Efficient slow freezing protocols within serum-free and feeder-free culture systems are crucial for the clinical application of human embryonic stem (hES) cells. Frequently, however, hES cells must be cryopreserved as clumps when using conventional slow freezing protocols, leading to lower survival rates during freeze-thaw and limiting their recovery and growth efficiency after thawing, as well as limiting downstream applications that require single cell suspensions. We describe a novel method to increase freeze-thaw survival and proliferation rate of single hES cells in serum-free and feeder-free culture conditions.


hES cells maintained on Matrigel-coated dishes were dissociated into single cells with Accutase and slow freezing. After thawing at 37 degrees C, cells were cultured in mTeSR medium supplemented with 10 microM of Rho-associated kinase inhibitor Y-27632 for 1 day.


The use of Y-27632 and Accutase significantly increases the survival of single hES cells after thawing compared with a control group (P < 0.01). Furthermore, by treatment of hES cell aggregates with EGTA to disrupt cell-cell interaction, we show that Y-27632 treatment does not directly affect hES cell apoptosis. Even in the presence of Y-27632, hES cells deficient in cell-cell interaction undergo apoptosis.

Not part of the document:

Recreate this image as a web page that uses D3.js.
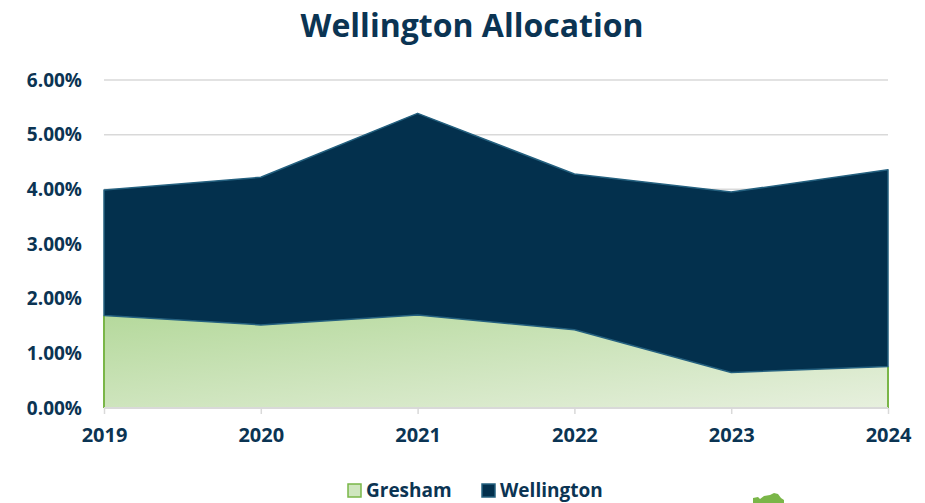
<html>
<head>
<meta charset="utf-8">
<title>Wellington Allocation</title>
<script src="https://d3js.org/d3.v7.min.js"></script>
<style>
  body { margin: 0; background: #fff; }
  text { font-family: "Open Sans", sans-serif; font-weight: 700; fill: #0b3453; }
</style>
</head>
<body>
<script>
const years = ["2019", "2020", "2021", "2022", "2023", "2024"];
const gresham = [1.69, 1.52, 1.70, 1.43, 0.65, 0.76];
const wellington = [2.30, 2.70, 3.69, 2.85, 3.30, 3.60];
const yTicks = [0, 1, 2, 3, 4, 5, 6];
const seriesNames = ["Gresham", "Wellington"];

const W = 925, H = 503;
const margin = {top: 80, right: 37, bottom: 95, left: 104};

const svg = d3.select("body").append("svg").attr("width", W).attr("height", H);

const defs = svg.append("defs");
const grad = defs.append("linearGradient").attr("id", "greenGrad")
  .attr("x1", 0).attr("y1", 0).attr("x2", 1).attr("y2", 1);
grad.append("stop").attr("offset", "0%").attr("stop-color", "#b5d99c");
grad.append("stop").attr("offset", "100%").attr("stop-color", "#e7f0de");

const x = d3.scalePoint().domain(years).range([margin.left, W - margin.right]);
const y = d3.scaleLinear().domain([0, 6]).range([H - margin.bottom, margin.top]);

// gridlines
svg.append("g")
  .selectAll("line").data(yTicks.slice(1)).join("line")
  .attr("x1", margin.left).attr("x2", W - margin.right)
  .attr("y1", d => y(d)).attr("y2", d => y(d))
  .attr("stroke", "#d9d9d9").attr("stroke-width", 1.5);

const rows = years.map((yr, i) => ({year: yr, Gresham: gresham[i], Wellington: wellington[i]}));
const stacked = d3.stack().keys(seriesNames)(rows);

const area = d3.area()
  .x(d => x(d.data.year))
  .y0(d => y(d[0]))
  .y1(d => y(d[1]));

// Gresham area
svg.append("path").datum(stacked[0])
  .attr("d", area).attr("fill", "url(#greenGrad)");
// green side edges
const gEdge = svg.append("g").attr("stroke", "#7ab648").attr("stroke-width", 2);
[stacked[0][0], stacked[0][stacked[0].length - 1]].forEach(d => {
  gEdge.append("line")
    .attr("x1", x(d.data.year)).attr("x2", x(d.data.year))
    .attr("y1", y(d[0])).attr("y2", y(d[1]));
});

// Wellington area
svg.append("path").datum(stacked[1])
  .attr("d", area).attr("fill", "#03304d")
  .attr("stroke", "#24607f").attr("stroke-width", 1.5).attr("stroke-linejoin", "round");

// x axis baseline + ticks
const xAxis = d3.axisBottom(x).tickSize(6).tickPadding(14);
const gx = svg.append("g").attr("transform", `translate(0,${y(0)})`).call(xAxis);
gx.select(".domain").attr("stroke", "#d9d9d9").attr("stroke-width", 2)
  .attr("d", `M${margin.left},0H${W - margin.right}`);
gx.selectAll(".tick line").attr("stroke", "#d9d9d9").attr("stroke-width", 1.5);
gx.selectAll(".tick text").attr("font-size", 20).attr("fill", "#0b3453")
  .attr("font-family", "Open Sans").attr("font-weight", 700);

// y axis labels
const yAxis = d3.axisLeft(y).tickValues(yTicks).tickSize(0).tickPadding(22)
  .tickFormat(d => d3.format(".2f")(d) + "%");
const gy = svg.append("g").attr("transform", `translate(${margin.left},0)`).call(yAxis);
gy.select(".domain").remove();
gy.selectAll(".tick text").attr("font-size", 19).attr("fill", "#0b3453")
  .attr("font-family", "Open Sans").attr("font-weight", 700);

// title
svg.append("text").attr("x", 472).attr("y", 37).attr("text-anchor", "middle")
  .attr("font-size", 32).text("Wellington Allocation");

// legend
const legendItems = [
  {name: "Gresham", x: 347, fill: "#cfe6bf", stroke: "#7ab648"},
  {name: "Wellington", x: 481, fill: "#03304d", stroke: "#24607f"}
];
const lg = svg.append("g");
legendItems.forEach(it => {
  lg.append("rect").attr("x", it.x + 1).attr("y", 484).attr("width", 13).attr("height", 13)
    .attr("fill", it.fill).attr("stroke", it.stroke).attr("stroke-width", 1.5);
  lg.append("text").attr("x", it.x + 19).attr("y", 497).attr("font-size", 19).text(it.name);
});

// cut-off logo hint at the bottom edge
svg.append("path")
  .attr("d", "M753,503 L753,498 L758,497 L760,499 L764,496 L770,495 L774,493 L778,494 L781,498 L784,500 L784,503 Z")
  .attr("fill", "#7ab648");
</script>
</body>
</html>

Y-27632-treated freeze-thawed hES cells retain typical morphology, stable karyotype, expression of pluripotency markers and the potential to differentiate into derivatives of all three germ layers after long-term culture.


The method described here allows for cryopreservation of single hES cells in serum-free and feeder-free conditions and therefore we believe this method will be ideal for current and future hES cell applications that are targeted towards a therapeutic end-point.